本研究以無電鍍與焊錫擴散鍵結等兩種製程，取代深次微米半導體金屬墊層(UBM)元件物理氣相沉積製程(PVD)階梯覆蓋性不佳的現象，使金屬墊層(UBM)仍具良好的元件鍵結附著力，並兼具擴散阻障、潤濕及保護作用，可達覆晶構裝低成本、高密度與優良電性的需求。 本研究進行無電鍍製程沉積實驗，其等向沉積成長元件之金屬墊層，可解決元件鍍膜階梯覆蓋性不佳的問題。首先在氮化鋁基板上製作無電鍍鎳/銅雙層線路及凸塊，由元素線掃描結果顯示，錫無法突破鎳層之阻絕，證實鎳層是一良好的擴散阻絕層；其次，本實驗以無電電鍍沉積技術（Electroless Plating）在矽晶基板上製作無電電鍍鈷磷（Co-P）合金薄膜，再以電鍍方式沉積錫鉛（Pb-Sn）銲料於其上，用以探討無電鍍鈷磷薄膜做為銅製程覆晶接合（Flip-chip Bonding，FC）凸塊底部金屬化（Under Bump Metallurgy，UBM）之應用可行性。X光繞射（X-ray Diffraction，XRD）顯示無電鍍鈷膜主要應由非結晶與微晶（microcrystalline）混合組成。元素線掃描分析結果顯示，在錫、銅及鈷之相互擴散反應過程中，當做為潤濕層的銅被完全消耗掉之後，錫仍只在鈷磷鍍層與銲錫的界面處；經250□C、24小時之熱處理後，錫無法穿透鈷磷層的阻擋，而底層的銅亦無法擴散至銲錫層中，證實無電鍍鈷磷層可同時做為銅導線與銲錫凸塊之擴散阻障層（Diffusion Barrier），而其阻擋能力主要由高磷含量之初鍍鈷層形成之非晶質結構所提供。進行無電鍍鎳、銅與氮化鋁基板之拉桿黏著強度試驗，顯示鎳和銅之間黏著力亦大於761 kg/cm2，皆符合電路元件之黏著強度之要求。
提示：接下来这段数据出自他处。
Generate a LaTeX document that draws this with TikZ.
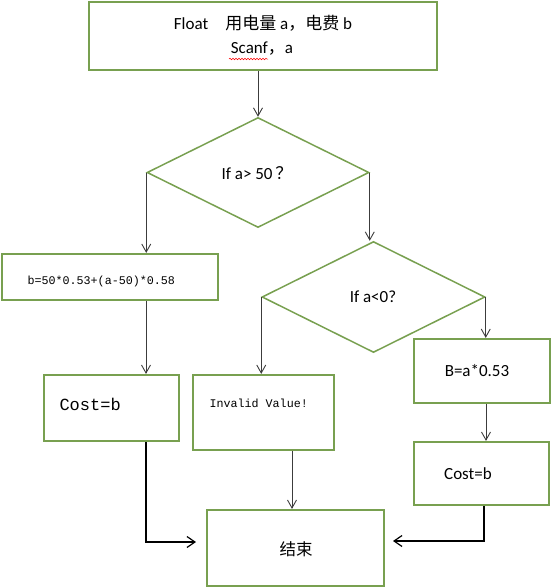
\documentclass[tikz,border=0pt]{standalone}
\usepackage{fontspec}
\setmainfont{Carlito}
\newfontfamily\cjk{Noto Sans CJK SC}
\newfontfamily\cour{Liberation Mono}
\usetikzlibrary{shapes.geometric,arrows.meta,decorations.pathmorphing}
\definecolor{boxgreen}{RGB}{120,160,80}
\definecolor{arrowgray}{RGB}{60,60,60}
\begin{document}
\begin{tikzpicture}[x=1pt,y=-1pt,
  box/.style={draw=boxgreen,line width=2.2pt,rectangle,inner sep=0pt,fill=white},
  dia/.style={draw=boxgreen,line width=1.5pt,diamond,aspect=2,inner sep=0pt},
  arr/.style={draw=arrowgray,line width=0.9pt,-{Straight Barb[length=8pt,width=9pt]}},
  thickarr/.style={draw=black,line width=1.8pt,-{Straight Barb[length=8pt,width=11pt,line width=1.2pt]}},
  lbl/.style={font=\fontsize{17}{20}\selectfont},
  mono/.style={font=\cour\fontsize{11.7}{14}\selectfont}]
\useasboundingbox (0,0) rectangle (551,587);

\node[box,minimum width=348pt,minimum height=68pt] (top) at (263,36) {};
\node[lbl] (t1) at (263,23) {Float\quad{\cjk 用电量} a{\cjk ，电费} b};
\node[lbl] (t2) at (262,49) {Scanf{\cjk ，}a};
\draw[red,line width=0.5pt,decorate,decoration={snake,amplitude=0.8pt,segment length=3pt}] (229,59) -- (268,59);

\node[dia,minimum width=222pt,minimum height=110pt] (d1) at (258,172.5) {};
\node[lbl] at (257,173) {If a> 50\,{\cjk ？}};

\node[dia,minimum width=223pt,minimum height=111pt] (d2) at (373.5,297) {};
\node[lbl] at (373,297) {If a<0?};

\node[box,minimum width=216pt,minimum height=46pt] (bb) at (110,277) {};
\node[mono,anchor=west] at (24,281) {b=50*0.53+(a-50)*0.58};

\node[box,minimum width=135pt,minimum height=66pt] (c1) at (111.5,408) {};
\node[font=\cour\fontsize{17}{19}\selectfont,anchor=west] at (56,404) {Cost=b};

\node[box,minimum width=141pt,minimum height=75pt] (inv) at (263.5,412.5) {};
\node[mono,anchor=west] at (206,403) {Invalid Value!};

\node[box,minimum width=136pt,minimum height=64pt] (B) at (482,371) {};
\node[lbl] at (477,371) {B=a*0.53};

\node[box,minimum width=135pt,minimum height=63pt] (c2) at (481.5,473.5) {};
\node[lbl] at (468,474) {Cost=b};

\node[box,minimum width=177pt,minimum height=76pt] (end) at (295.5,548) {};
\node[font=\cjk\fontsize{16.5}{18}\selectfont] at (296,549) {结束};

\coordinate (e1) at (196,542);
\coordinate (e2) at (393,541);

\draw[arr] (top.south -| d1.north) -- (d1.north);
\draw[arr] (d1.west) -- (d1.west |- bb.north);
\draw[arr] (d1.east) -- (d1.east |- d2.north);
\draw[arr] (d2.west) -- (d2.west |- inv.north);
\draw[arr] (d2.east) -- (d2.east |- B.north);
\draw[arr] (bb.south -| 146,0) -- (c1.north -| 146,0);
\draw[arr] (B.south -| 486,0) -- (c2.north -| 486,0);
\draw[arr] (inv.south -| 292,0) -- (end.north -| 292,0);
\draw[thickarr] (c1.south -| 146,0) |- (e1);
\draw[thickarr] (c2.south -| 484,0) |- (e2);
\end{tikzpicture}
\end{document}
以無電電鍍搭配微影成像及蝕刻技術，在基板上製作無電鍍鎳或鈷/銅雙層線路及凸塊；另藉由電鍍方法沉積錫鉛於無電鍍鎳/銅上，用以模擬鎳銅凸塊與銲錫球產生之界面反應，無電鍍法所沉積的鎳磷(Ni(P))與鈷磷（Co(P)）薄膜具有良好階梯覆蓋性，可同時做為銅製程之銅導線與銲錫凸塊之擴散阻障層，此Ni或Co層阻擋能力主要由高磷含量之鈷層形成之非晶質結構所提供。 本研究另提出擴散接合的製程，乃一種低溫金屬銲錫擴散鍵結的構裝接合技術，這篇論文便研此新穎的構裝接合技術。將多層薄膜Cu/Ti/Si 與Au/Cu/Al2O3在攝氏250度至400度間以焊錫鍵結，實驗研究結果顯示在結合界面將產生金屬界面化合物η-(Cu0.99Au0.01)6Sn5與δ-(Au0.87Cu0.13)Sn，此金屬界面化合物的成長受限於擴散控制，可減少焊接的缺陷產生(如凝結裂縫或氣孔等)，而且期抗拉強度可達132 kg/cm2 ，達無鉛構裝產業應用價值。 依據這些實驗結果顯示無電鍍與焊錫擴散接合法確實是光電半導體覆晶金屬墊層可應用的優良技術。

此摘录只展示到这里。